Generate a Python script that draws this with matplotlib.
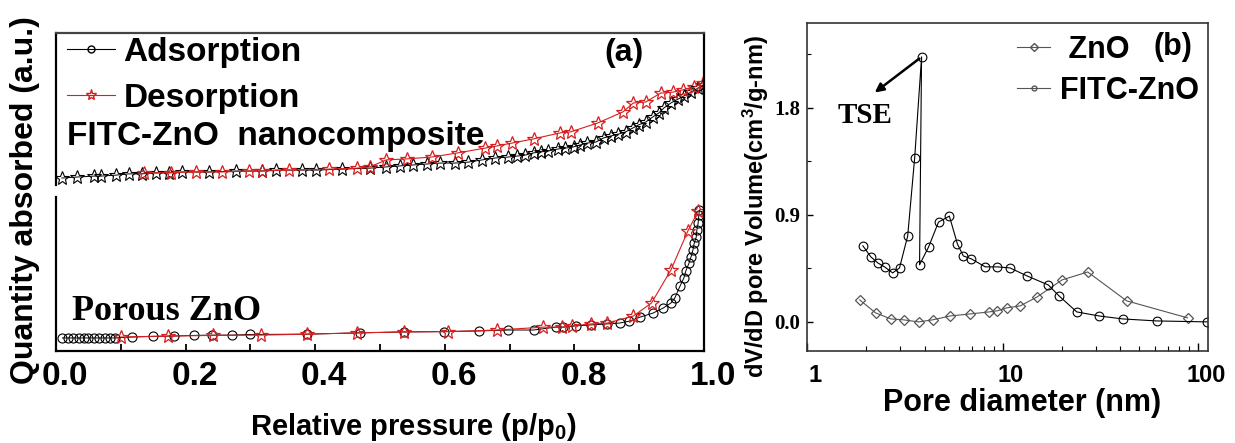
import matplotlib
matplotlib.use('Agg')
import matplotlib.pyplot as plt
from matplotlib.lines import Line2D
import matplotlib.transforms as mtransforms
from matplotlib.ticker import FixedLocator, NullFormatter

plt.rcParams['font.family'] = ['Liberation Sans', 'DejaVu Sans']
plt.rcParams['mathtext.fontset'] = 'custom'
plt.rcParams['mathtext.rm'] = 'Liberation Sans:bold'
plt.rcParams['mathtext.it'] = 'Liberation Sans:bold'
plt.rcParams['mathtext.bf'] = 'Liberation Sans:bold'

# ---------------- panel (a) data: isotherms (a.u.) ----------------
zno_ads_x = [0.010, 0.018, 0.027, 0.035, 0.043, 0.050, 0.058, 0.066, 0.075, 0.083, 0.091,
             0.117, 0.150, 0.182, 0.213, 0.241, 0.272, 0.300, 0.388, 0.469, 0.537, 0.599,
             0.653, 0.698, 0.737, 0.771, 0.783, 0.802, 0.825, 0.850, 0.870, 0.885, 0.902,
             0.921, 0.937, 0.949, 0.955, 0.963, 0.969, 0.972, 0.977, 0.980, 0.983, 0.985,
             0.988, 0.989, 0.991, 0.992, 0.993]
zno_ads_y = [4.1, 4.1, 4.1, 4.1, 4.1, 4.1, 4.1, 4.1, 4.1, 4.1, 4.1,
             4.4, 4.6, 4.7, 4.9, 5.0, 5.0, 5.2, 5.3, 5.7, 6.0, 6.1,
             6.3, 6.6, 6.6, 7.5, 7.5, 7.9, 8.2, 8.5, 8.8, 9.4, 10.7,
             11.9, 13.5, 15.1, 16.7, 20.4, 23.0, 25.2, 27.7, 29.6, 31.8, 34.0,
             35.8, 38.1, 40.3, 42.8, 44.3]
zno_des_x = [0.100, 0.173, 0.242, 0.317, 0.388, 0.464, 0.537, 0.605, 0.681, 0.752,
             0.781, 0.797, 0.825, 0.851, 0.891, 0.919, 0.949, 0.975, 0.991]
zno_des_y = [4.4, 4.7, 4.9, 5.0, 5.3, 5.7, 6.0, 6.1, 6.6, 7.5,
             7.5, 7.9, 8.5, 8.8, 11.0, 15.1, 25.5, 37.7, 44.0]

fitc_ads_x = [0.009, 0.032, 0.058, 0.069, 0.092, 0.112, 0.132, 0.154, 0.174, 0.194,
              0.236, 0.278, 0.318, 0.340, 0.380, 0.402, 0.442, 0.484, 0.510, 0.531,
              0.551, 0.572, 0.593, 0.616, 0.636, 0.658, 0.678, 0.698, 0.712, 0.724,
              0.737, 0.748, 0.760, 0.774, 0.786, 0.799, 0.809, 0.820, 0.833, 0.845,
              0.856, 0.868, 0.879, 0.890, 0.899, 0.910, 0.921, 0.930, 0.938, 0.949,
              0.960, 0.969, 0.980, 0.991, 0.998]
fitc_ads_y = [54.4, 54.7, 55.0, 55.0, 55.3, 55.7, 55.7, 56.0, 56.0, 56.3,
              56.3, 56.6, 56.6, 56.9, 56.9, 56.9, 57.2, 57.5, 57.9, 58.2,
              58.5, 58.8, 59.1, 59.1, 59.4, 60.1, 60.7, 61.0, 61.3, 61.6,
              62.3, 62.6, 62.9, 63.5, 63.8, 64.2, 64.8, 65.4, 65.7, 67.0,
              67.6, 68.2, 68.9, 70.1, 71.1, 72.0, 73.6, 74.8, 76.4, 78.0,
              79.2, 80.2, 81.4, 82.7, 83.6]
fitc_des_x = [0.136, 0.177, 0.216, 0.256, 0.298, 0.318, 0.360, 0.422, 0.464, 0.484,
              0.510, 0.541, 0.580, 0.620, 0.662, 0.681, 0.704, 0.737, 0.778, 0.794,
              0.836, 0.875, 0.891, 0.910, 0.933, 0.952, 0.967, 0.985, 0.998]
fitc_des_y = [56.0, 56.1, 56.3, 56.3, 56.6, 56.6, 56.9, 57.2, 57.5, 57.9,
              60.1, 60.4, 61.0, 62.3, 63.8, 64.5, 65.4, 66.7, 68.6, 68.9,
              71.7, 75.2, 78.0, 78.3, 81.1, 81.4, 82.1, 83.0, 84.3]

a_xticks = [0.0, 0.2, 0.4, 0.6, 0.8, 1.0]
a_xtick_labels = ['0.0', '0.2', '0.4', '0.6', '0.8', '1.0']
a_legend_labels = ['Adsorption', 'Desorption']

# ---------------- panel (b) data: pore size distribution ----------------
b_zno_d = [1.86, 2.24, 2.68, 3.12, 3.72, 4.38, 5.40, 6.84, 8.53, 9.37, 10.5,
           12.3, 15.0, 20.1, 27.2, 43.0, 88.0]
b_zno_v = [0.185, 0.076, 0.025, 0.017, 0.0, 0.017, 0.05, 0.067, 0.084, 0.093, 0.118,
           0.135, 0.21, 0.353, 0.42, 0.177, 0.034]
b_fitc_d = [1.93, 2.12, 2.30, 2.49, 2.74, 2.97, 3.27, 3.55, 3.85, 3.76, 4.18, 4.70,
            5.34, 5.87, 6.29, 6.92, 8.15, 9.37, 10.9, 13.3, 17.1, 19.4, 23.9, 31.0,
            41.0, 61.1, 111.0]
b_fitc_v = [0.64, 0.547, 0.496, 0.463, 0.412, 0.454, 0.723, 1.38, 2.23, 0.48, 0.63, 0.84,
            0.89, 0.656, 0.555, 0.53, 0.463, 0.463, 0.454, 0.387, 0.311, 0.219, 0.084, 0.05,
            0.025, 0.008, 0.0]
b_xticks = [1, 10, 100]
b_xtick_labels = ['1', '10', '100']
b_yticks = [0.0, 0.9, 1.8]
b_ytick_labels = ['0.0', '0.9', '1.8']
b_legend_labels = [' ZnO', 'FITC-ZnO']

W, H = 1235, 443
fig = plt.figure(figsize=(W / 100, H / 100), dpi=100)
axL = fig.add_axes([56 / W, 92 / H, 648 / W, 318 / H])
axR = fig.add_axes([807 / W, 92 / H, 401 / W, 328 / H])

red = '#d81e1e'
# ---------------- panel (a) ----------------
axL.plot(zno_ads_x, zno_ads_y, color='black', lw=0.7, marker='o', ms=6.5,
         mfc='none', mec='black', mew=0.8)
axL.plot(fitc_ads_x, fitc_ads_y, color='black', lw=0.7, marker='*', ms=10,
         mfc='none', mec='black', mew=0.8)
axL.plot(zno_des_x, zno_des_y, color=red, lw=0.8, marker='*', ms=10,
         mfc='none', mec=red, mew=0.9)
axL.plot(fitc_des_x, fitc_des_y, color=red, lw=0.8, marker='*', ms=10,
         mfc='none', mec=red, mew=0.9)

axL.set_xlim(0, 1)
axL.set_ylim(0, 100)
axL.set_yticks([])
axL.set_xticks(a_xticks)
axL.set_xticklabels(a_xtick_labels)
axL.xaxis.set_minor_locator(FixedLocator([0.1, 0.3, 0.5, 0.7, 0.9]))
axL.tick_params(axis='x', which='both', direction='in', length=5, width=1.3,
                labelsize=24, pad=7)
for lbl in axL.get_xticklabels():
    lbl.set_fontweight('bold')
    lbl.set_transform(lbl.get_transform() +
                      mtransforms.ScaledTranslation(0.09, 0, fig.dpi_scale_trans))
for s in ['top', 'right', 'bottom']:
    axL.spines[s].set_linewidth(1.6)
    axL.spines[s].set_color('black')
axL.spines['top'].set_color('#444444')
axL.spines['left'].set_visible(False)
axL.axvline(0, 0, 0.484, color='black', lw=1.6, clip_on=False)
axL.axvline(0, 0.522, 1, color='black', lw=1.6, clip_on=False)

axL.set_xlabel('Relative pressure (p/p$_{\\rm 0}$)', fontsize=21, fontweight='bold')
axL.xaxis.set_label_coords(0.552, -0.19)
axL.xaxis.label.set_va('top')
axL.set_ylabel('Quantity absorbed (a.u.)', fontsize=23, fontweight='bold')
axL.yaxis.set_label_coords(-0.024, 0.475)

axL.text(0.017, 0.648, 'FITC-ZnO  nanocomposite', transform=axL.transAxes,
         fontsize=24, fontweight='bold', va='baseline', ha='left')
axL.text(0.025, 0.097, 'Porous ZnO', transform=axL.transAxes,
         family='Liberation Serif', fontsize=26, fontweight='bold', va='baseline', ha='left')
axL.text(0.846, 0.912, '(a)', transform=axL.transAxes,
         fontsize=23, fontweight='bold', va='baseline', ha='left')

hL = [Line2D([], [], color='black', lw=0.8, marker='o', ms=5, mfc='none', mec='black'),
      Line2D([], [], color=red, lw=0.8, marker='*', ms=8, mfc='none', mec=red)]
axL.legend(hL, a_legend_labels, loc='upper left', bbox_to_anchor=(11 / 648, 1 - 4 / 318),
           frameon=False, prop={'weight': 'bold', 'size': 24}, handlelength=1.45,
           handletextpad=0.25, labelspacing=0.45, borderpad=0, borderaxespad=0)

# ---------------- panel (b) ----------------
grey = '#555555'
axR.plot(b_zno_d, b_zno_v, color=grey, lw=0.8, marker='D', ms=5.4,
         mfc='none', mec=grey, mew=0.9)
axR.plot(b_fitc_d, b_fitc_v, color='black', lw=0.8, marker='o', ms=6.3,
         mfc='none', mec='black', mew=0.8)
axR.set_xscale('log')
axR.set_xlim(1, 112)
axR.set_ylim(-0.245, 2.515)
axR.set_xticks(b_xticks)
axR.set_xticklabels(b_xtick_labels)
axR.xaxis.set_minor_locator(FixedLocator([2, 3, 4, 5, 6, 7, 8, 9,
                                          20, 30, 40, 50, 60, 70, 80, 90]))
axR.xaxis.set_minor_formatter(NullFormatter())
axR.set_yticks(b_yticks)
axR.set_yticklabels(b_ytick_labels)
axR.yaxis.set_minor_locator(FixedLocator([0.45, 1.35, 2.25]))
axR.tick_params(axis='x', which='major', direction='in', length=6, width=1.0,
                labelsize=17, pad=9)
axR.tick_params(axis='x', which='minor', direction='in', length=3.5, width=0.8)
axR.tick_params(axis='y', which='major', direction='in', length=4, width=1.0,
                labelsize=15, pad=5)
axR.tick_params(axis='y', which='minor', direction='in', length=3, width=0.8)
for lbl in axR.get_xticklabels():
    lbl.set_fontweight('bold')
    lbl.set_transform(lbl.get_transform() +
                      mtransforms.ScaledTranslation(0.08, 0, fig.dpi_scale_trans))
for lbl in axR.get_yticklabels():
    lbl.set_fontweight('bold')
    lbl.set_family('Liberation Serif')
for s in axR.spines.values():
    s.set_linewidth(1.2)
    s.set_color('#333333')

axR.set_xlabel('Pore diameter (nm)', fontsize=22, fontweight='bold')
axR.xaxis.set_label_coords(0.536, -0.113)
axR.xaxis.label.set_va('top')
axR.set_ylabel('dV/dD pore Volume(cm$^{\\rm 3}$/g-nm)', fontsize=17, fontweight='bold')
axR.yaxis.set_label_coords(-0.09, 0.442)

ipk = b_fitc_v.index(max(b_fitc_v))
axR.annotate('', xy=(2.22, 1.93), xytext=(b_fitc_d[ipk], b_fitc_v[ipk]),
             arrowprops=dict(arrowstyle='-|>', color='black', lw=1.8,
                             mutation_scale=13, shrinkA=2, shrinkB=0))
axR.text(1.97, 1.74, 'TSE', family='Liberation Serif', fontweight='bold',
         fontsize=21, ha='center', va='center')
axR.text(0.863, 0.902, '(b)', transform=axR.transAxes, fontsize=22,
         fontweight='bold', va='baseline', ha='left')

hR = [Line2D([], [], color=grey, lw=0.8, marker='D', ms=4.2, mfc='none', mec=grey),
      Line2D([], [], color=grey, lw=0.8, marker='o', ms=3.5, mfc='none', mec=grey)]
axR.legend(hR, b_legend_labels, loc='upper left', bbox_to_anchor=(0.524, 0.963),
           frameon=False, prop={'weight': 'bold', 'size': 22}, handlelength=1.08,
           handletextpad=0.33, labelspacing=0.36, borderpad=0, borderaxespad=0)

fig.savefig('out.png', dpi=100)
──────────────────────────────
YOUR INSTRUCTIONS: Quote, exactly and only, the lines from the first line of the data above through the line containing "plt.rcParams['mathtext.bf'] = 'Liberation". The pictures do not belong in it.

SOLUTION TO THE PROBLEM:
Generate a Python script that draws this with matplotlib.
import matplotlib
matplotlib.use('Agg')
import matplotlib.pyplot as plt
from matplotlib.lines import Line2D
import matplotlib.transforms as mtransforms
from matplotlib.ticker import FixedLocator, NullFormatter

plt.rcParams['font.family'] = ['Liberation Sans', 'DejaVu Sans']
plt.rcParams['mathtext.fontset'] = 'custom'
plt.rcParams['mathtext.rm'] = 'Liberation Sans:bold'
plt.rcParams['mathtext.it'] = 'Liberation Sans:bold'
plt.rcParams['mathtext.bf'] = 'Liberation Sans:bold'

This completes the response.